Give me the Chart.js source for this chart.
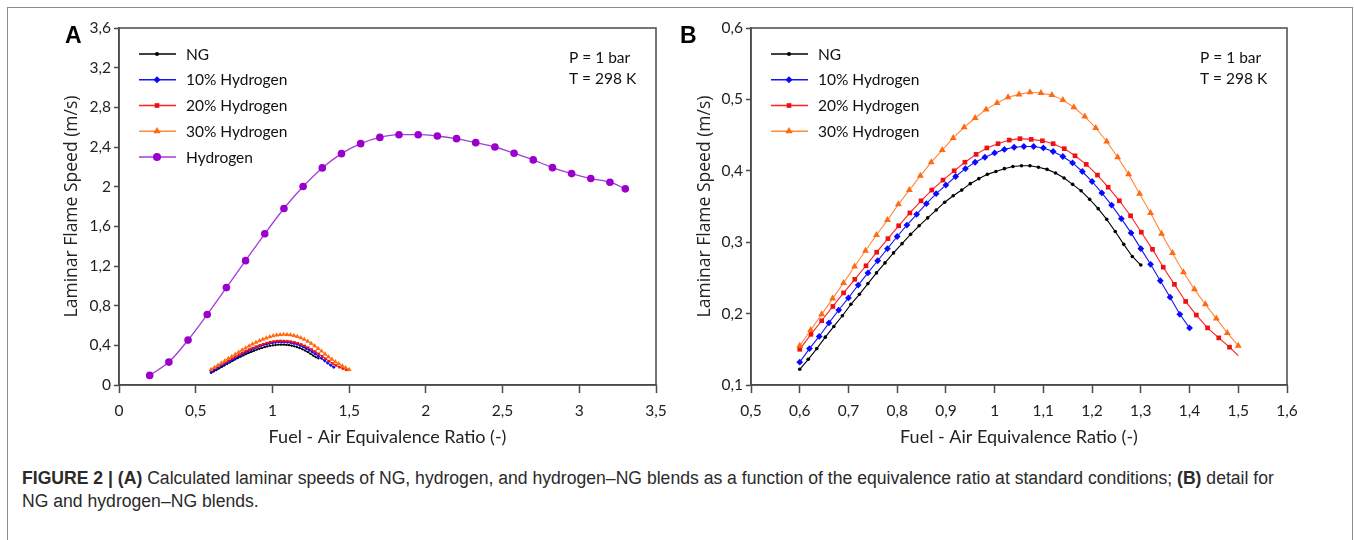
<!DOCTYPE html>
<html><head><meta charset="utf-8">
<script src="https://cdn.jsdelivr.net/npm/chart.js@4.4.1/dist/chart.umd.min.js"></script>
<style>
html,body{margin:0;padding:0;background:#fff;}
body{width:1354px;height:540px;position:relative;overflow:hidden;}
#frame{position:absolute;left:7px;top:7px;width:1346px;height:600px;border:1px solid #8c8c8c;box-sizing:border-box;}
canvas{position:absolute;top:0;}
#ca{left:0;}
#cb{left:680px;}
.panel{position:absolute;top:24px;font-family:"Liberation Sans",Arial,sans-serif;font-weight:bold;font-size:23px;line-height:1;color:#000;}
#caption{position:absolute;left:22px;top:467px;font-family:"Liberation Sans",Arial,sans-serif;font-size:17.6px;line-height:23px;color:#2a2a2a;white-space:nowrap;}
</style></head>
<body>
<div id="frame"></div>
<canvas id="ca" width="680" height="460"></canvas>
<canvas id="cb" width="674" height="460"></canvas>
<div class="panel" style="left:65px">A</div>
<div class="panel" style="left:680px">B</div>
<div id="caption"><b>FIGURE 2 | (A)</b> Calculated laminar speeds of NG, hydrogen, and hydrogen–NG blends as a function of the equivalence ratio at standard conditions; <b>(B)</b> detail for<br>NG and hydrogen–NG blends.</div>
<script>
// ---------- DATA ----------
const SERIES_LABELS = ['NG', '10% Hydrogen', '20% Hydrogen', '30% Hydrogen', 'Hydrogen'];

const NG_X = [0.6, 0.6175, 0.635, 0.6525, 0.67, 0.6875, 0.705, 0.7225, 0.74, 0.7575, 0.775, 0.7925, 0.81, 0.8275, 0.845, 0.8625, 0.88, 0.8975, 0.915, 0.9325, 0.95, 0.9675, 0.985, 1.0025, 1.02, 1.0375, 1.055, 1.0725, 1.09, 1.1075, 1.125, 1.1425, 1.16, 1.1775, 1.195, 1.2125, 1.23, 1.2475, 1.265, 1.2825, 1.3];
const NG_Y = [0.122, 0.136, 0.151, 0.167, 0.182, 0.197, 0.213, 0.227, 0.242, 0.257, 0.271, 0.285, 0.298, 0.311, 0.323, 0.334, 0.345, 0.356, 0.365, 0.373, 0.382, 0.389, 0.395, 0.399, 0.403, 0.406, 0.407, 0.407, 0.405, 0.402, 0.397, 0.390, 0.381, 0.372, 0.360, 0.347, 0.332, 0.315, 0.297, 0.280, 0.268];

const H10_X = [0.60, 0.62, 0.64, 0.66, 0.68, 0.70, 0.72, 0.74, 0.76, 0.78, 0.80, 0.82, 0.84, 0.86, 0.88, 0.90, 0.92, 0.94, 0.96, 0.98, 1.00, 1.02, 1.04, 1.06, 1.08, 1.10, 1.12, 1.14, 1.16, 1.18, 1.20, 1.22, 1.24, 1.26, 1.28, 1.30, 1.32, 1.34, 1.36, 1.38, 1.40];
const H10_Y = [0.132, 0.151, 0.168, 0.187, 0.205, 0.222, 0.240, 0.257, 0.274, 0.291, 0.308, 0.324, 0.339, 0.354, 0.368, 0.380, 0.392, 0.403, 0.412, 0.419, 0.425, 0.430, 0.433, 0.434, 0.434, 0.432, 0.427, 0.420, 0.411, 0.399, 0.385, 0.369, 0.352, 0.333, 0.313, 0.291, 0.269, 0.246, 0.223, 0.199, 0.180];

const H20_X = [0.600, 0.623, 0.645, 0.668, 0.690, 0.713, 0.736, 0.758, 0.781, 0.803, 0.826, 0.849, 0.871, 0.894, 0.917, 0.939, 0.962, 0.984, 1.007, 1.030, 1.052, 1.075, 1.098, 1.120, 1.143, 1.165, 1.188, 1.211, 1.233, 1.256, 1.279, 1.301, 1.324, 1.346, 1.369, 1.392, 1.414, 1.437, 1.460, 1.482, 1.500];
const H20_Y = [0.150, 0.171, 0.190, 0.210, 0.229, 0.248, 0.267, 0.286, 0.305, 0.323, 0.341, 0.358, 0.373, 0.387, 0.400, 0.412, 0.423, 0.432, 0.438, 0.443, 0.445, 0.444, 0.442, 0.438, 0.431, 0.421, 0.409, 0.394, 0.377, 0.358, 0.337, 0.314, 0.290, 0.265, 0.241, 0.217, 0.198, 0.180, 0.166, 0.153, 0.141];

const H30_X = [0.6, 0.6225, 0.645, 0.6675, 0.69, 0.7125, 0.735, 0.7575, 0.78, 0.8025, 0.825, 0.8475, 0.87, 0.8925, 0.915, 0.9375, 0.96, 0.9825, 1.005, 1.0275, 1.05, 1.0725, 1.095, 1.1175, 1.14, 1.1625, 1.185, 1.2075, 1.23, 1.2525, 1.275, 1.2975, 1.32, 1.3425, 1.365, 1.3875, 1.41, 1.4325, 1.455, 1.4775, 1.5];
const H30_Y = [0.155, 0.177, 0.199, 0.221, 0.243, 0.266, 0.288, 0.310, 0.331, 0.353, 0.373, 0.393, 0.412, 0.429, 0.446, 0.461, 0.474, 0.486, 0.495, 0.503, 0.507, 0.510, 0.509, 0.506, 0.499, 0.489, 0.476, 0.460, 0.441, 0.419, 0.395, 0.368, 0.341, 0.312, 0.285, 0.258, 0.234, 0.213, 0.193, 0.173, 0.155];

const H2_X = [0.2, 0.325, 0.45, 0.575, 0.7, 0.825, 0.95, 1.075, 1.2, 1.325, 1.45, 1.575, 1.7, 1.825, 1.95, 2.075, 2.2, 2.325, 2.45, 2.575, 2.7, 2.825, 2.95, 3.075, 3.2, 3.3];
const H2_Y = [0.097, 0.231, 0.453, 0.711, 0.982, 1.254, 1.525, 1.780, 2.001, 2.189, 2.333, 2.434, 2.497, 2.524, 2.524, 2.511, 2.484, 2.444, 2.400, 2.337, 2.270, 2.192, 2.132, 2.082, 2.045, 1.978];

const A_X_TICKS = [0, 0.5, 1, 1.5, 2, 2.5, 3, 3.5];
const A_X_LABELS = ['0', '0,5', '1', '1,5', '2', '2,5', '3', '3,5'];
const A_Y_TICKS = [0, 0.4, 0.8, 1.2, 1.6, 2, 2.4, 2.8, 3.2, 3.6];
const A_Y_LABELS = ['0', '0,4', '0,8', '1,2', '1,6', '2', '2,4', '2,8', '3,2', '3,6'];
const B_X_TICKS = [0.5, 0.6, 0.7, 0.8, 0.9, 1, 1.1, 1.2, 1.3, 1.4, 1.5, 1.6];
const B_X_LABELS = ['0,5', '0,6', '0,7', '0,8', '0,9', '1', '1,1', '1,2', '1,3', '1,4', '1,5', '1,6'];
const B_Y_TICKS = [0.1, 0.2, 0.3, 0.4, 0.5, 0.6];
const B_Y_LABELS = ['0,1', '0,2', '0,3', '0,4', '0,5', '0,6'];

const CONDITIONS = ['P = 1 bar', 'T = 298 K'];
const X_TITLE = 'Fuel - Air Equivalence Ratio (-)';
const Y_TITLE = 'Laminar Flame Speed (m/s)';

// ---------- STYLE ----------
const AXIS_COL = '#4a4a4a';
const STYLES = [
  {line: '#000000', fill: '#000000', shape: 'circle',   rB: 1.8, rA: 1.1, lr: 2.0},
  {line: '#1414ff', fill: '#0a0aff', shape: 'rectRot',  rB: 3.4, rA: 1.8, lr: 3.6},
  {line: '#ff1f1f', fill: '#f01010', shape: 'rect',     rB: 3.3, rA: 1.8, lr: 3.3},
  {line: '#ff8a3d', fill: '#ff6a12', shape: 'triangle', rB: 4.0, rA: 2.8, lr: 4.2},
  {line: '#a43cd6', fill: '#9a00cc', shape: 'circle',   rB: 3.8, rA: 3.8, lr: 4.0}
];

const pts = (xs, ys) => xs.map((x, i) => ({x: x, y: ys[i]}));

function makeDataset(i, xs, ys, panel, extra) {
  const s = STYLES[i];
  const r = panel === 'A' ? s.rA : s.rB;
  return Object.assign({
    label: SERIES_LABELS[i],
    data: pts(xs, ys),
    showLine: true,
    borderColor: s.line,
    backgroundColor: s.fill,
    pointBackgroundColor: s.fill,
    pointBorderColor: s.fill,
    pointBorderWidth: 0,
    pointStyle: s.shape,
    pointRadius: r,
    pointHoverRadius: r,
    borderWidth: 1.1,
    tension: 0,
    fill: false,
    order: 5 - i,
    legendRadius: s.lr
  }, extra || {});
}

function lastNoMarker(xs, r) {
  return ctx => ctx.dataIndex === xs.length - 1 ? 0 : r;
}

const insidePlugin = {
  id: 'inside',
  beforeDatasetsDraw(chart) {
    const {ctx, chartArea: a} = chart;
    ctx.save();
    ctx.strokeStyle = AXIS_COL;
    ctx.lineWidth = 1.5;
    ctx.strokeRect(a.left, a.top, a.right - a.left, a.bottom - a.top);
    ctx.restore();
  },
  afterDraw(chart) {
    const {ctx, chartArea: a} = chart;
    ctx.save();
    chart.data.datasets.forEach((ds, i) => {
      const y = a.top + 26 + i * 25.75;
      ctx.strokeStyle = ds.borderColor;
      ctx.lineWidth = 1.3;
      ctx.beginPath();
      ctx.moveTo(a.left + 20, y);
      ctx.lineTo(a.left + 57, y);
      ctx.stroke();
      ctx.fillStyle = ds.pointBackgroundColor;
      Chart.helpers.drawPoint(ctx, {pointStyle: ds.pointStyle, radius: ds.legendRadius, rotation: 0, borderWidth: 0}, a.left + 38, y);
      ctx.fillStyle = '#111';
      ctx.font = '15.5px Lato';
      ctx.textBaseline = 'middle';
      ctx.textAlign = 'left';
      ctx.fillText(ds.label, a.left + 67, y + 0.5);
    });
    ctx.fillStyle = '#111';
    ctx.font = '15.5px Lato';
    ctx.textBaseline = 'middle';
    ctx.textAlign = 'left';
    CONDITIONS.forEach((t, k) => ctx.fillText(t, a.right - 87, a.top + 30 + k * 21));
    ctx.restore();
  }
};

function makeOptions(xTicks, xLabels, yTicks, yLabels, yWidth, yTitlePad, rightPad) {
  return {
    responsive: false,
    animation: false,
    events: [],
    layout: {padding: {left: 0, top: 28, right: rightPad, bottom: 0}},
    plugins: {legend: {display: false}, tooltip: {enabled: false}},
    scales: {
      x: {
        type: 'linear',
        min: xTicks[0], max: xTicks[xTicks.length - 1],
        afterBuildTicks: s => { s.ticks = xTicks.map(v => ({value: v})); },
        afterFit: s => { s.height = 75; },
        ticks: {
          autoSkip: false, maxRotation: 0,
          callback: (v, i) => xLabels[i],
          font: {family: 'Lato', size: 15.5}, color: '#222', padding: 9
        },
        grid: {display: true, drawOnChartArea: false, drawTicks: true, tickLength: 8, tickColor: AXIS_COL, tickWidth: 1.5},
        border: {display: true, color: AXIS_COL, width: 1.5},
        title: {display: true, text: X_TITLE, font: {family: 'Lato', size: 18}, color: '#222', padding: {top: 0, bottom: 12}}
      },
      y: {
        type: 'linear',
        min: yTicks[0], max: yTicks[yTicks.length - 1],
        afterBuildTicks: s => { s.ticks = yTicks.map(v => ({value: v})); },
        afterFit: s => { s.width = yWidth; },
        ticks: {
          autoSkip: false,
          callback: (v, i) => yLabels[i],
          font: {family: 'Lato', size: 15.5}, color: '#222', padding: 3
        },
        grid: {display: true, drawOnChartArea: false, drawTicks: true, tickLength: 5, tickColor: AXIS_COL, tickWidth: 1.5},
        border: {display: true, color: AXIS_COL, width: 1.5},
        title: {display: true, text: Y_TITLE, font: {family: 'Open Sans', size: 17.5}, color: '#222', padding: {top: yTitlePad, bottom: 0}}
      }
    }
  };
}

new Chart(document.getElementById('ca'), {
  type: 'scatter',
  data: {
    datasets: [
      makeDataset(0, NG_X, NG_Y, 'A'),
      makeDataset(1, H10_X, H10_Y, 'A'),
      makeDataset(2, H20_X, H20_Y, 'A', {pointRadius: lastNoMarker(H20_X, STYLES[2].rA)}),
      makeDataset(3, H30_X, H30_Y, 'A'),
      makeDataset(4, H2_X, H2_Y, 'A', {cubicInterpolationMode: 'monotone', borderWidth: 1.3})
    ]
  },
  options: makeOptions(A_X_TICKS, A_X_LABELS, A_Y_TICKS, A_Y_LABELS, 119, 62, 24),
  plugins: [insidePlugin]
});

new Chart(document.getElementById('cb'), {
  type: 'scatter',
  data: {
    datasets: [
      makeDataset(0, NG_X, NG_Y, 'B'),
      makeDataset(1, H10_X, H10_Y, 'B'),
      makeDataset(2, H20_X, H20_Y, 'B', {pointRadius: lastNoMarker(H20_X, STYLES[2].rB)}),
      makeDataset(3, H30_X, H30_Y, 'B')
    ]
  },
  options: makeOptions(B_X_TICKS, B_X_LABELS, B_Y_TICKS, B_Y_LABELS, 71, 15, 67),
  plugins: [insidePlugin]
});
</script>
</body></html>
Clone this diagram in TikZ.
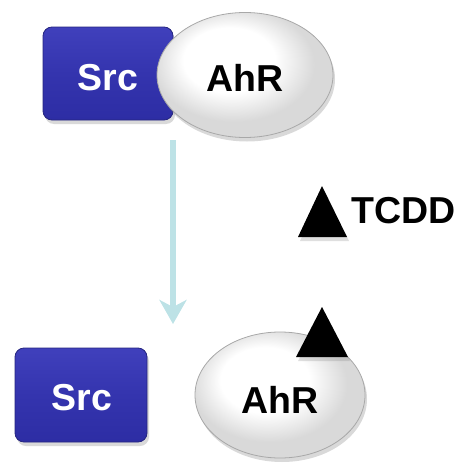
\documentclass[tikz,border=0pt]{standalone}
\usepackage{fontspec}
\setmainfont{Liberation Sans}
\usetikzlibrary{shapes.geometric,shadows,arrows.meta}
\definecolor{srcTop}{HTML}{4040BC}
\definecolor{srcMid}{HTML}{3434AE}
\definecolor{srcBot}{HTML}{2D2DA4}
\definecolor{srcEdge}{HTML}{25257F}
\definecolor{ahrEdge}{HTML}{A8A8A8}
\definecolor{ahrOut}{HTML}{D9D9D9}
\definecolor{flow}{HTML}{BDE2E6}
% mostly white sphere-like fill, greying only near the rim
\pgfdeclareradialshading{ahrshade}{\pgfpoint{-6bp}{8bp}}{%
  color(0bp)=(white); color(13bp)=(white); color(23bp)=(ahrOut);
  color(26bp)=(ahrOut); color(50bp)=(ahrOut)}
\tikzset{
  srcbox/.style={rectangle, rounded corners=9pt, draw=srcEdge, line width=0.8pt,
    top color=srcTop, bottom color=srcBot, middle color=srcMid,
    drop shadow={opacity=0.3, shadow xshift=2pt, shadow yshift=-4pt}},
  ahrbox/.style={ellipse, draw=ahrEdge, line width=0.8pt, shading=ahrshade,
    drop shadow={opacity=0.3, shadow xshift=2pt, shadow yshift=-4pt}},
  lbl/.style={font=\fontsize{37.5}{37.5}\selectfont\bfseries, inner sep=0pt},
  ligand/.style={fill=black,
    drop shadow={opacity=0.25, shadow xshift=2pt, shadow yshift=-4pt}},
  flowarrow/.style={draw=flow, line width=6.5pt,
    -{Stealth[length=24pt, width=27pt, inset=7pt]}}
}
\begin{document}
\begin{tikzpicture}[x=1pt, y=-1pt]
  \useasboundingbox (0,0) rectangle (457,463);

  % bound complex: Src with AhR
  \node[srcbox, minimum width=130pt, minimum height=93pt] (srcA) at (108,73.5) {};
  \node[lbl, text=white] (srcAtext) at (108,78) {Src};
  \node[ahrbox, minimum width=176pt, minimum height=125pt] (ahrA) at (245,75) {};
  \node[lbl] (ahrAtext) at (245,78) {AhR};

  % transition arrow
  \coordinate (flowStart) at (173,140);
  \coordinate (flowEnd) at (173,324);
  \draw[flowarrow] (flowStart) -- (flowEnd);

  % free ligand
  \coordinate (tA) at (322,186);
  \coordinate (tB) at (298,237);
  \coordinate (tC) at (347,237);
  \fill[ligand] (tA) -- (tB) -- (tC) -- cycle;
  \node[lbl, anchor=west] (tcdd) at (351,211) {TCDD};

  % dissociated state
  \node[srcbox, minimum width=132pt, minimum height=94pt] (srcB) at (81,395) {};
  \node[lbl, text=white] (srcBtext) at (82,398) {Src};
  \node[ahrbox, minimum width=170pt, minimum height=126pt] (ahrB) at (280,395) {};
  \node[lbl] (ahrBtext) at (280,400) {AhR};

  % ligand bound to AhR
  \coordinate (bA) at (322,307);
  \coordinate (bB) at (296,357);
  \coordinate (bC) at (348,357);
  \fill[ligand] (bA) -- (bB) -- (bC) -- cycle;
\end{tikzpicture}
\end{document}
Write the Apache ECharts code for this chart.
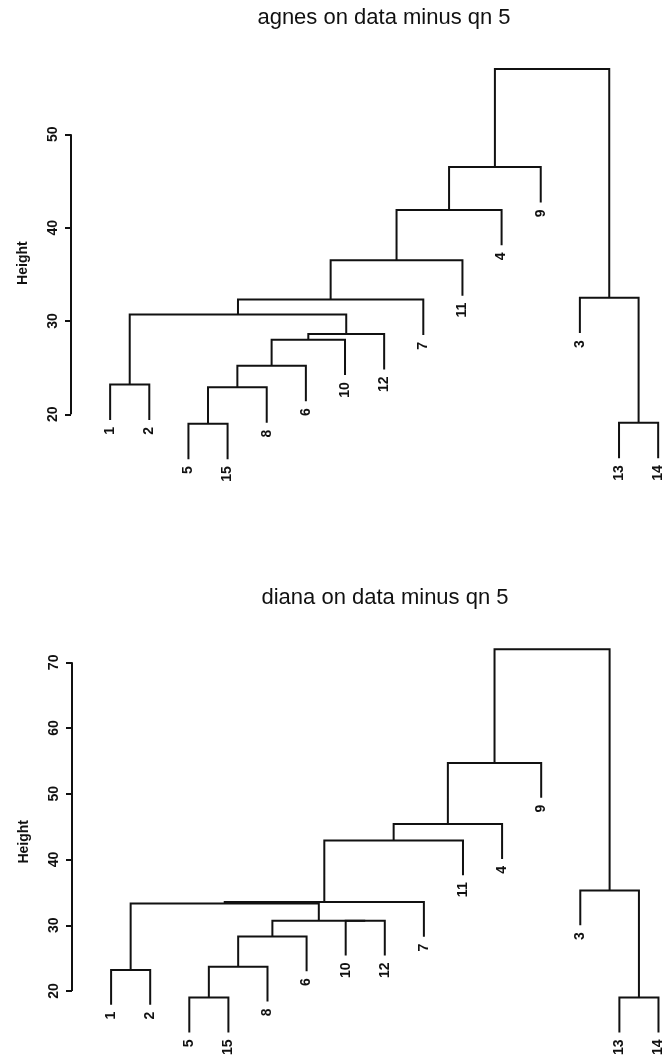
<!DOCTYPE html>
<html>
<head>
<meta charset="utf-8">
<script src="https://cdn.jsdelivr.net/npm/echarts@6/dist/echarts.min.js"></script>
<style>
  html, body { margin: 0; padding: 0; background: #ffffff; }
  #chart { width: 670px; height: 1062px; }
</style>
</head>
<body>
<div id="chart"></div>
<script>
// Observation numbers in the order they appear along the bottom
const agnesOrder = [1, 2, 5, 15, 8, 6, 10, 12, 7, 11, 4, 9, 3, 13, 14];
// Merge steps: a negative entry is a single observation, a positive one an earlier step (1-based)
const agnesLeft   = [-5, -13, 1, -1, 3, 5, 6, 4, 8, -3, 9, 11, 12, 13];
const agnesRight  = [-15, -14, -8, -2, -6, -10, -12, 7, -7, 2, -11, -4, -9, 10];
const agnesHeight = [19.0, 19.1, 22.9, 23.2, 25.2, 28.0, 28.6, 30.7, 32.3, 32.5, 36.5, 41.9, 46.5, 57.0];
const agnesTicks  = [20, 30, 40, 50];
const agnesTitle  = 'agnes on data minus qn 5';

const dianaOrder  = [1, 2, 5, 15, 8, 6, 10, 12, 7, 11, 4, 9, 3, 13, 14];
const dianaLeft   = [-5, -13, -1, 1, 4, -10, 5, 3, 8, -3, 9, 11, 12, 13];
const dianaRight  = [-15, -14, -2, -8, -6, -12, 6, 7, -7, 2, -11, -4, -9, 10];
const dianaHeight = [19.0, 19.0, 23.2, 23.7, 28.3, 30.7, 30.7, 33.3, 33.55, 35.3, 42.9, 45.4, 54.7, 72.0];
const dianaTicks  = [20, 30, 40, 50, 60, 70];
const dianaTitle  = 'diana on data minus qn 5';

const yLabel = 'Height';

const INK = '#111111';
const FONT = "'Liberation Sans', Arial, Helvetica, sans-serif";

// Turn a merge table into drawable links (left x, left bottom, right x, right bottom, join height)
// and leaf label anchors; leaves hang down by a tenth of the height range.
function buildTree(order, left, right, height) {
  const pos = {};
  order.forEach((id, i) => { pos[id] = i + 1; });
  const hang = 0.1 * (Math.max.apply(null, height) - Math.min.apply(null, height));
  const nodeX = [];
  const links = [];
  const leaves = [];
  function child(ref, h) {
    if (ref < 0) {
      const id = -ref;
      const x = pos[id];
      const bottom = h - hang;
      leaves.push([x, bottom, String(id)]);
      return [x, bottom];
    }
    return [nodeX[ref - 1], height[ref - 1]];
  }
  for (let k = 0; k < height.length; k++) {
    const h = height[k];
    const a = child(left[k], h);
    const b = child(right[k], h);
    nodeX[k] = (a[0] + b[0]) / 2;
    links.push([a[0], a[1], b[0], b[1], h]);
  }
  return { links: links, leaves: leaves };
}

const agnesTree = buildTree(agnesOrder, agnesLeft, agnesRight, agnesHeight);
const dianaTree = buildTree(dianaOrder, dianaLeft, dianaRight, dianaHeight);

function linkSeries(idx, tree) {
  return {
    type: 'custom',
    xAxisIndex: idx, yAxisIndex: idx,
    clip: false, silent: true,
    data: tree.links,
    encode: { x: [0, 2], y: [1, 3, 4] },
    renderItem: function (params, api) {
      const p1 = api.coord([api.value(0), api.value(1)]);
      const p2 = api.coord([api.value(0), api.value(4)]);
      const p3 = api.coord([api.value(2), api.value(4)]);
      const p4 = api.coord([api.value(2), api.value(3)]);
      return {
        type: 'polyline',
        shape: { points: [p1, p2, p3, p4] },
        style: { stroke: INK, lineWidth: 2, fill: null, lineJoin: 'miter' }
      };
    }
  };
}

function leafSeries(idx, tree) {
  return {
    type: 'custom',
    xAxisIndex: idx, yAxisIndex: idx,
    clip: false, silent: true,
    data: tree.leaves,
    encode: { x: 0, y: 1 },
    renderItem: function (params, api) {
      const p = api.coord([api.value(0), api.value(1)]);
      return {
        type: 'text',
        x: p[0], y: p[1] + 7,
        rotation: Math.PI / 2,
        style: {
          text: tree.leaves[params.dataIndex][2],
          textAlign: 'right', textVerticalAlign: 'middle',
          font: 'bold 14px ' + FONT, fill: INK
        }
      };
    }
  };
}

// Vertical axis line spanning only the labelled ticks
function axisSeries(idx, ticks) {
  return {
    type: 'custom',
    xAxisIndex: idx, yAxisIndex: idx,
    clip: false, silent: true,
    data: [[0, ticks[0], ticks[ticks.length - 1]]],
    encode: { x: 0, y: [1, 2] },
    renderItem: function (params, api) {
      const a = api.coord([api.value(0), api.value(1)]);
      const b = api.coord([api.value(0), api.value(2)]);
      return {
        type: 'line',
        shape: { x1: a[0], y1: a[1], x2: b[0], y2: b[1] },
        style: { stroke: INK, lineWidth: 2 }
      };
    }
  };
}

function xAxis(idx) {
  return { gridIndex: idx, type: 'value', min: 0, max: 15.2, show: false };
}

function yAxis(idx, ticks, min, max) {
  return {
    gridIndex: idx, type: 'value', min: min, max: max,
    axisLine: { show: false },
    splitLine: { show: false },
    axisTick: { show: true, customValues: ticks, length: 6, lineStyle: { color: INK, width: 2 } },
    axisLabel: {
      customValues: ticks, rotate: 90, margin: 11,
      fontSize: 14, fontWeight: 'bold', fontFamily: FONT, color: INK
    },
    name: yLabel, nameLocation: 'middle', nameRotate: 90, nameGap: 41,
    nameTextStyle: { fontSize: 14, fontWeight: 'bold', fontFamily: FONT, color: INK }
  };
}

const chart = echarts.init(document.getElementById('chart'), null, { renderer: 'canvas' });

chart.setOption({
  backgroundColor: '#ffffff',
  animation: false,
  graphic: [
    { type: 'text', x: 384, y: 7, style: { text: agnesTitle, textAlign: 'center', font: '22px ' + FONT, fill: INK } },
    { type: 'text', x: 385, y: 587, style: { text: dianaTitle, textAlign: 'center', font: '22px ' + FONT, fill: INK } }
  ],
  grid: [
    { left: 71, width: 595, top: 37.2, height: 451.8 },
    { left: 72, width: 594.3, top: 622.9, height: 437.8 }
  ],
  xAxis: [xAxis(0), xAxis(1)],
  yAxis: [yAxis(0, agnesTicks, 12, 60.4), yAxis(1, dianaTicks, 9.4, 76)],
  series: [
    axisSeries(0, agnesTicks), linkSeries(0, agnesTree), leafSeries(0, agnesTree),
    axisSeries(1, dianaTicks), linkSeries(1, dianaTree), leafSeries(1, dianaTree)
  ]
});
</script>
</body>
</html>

========

Problem statement:
Look at the listing and set down only the lines from its start through the line with "const SERIES_LABELS = ['NG', '10%", word for word and without pictures.

Solution to this task:
Give me the Chart.js source for this chart.
<!DOCTYPE html>
<html><head><meta charset="utf-8">
<script src="https://cdn.jsdelivr.net/npm/chart.js@4.4.1/dist/chart.umd.min.js"></script>
<style>
html,body{margin:0;padding:0;background:#fff;}
body{width:1354px;height:540px;position:relative;overflow:hidden;}
#frame{position:absolute;left:7px;top:7px;width:1346px;height:600px;border:1px solid #8c8c8c;box-sizing:border-box;}
canvas{position:absolute;top:0;}
#ca{left:0;}
#cb{left:680px;}
.panel{position:absolute;top:24px;font-family:"Liberation Sans",Arial,sans-serif;font-weight:bold;font-size:23px;line-height:1;color:#000;}
#caption{position:absolute;left:22px;top:467px;font-family:"Liberation Sans",Arial,sans-serif;font-size:17.6px;line-height:23px;color:#2a2a2a;white-space:nowrap;}
</style></head>
<body>
<div id="frame"></div>
<canvas id="ca" width="680" height="460"></canvas>
<canvas id="cb" width="674" height="460"></canvas>
<div class="panel" style="left:65px">A</div>
<div class="panel" style="left:680px">B</div>
<div id="caption"><b>FIGURE 2 | (A)</b> Calculated laminar speeds of NG, hydrogen, and hydrogen–NG blends as a function of the equivalence ratio at standard conditions; <b>(B)</b> detail for<br>NG and hydrogen–NG blends.</div>
<script>
// ---------- DATA ----------
const SERIES_LABELS = ['NG', '10% Hydrogen', '20% Hydrogen', '30% Hydrogen', 'Hydrogen'];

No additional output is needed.